High transparent and conductive undoped ZnO thin films deposited by reactive ion-beam sputtering

Abstract

High transparent and conductive undoped ZnO thin films deposited by reactive ion-beam sputtering on Si and glass substrates were studied. Our films were found to be polycrystalline ones having a hexagonal wurtzite structure with c-axis preferred orientation. In the course of experiments employing X-ray diffraction, energy dispersive X-ray analysis, multi-angle spectral ellipsometry, atomic force microscopy, optical transmission/reflection and electrical measurements, the influences of substrate temperature and accelerating voltage on the structural, optical and electrical properties of ZnO thin films were revealed and discussed.
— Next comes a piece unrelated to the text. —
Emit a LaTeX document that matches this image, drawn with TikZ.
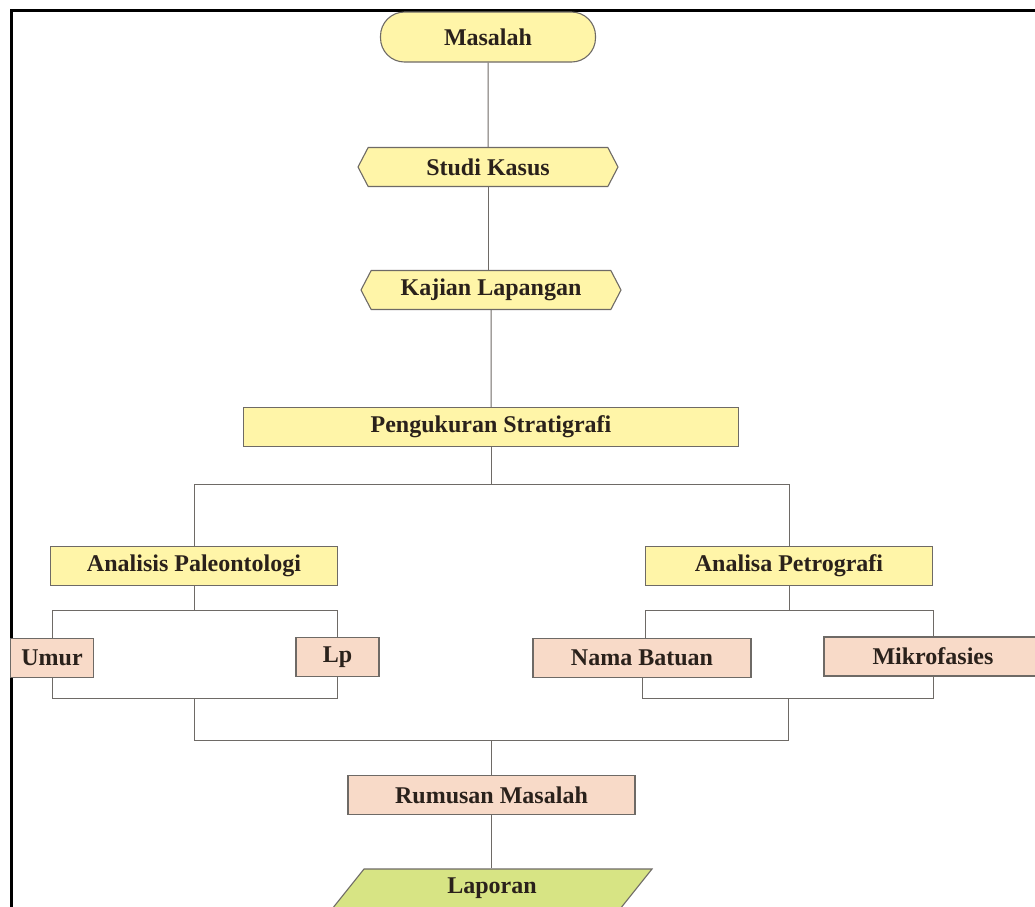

It was shown that the beneficial conditions for the growth of high-quality film are as follows: substrate temperature ranging in 200–250 °C and acceleration voltage ranging in 5–6 keV. O-rich condition of deposition helped to obtain p-type conductivity, which, however, was not stable over time. The best films with thickness nearly 100 nm demonstrated resistivities of ∼2 mOhm∙cm, being 86% transparent in visible light. Also, free electron concentration of ∼2 × 1020 cm−3 and mobility of ∼17 cm2 V−1s−1 were achieved. All this implies that the as-grown undoped ZnO films are promising for the application as high conductive transparent electrodes.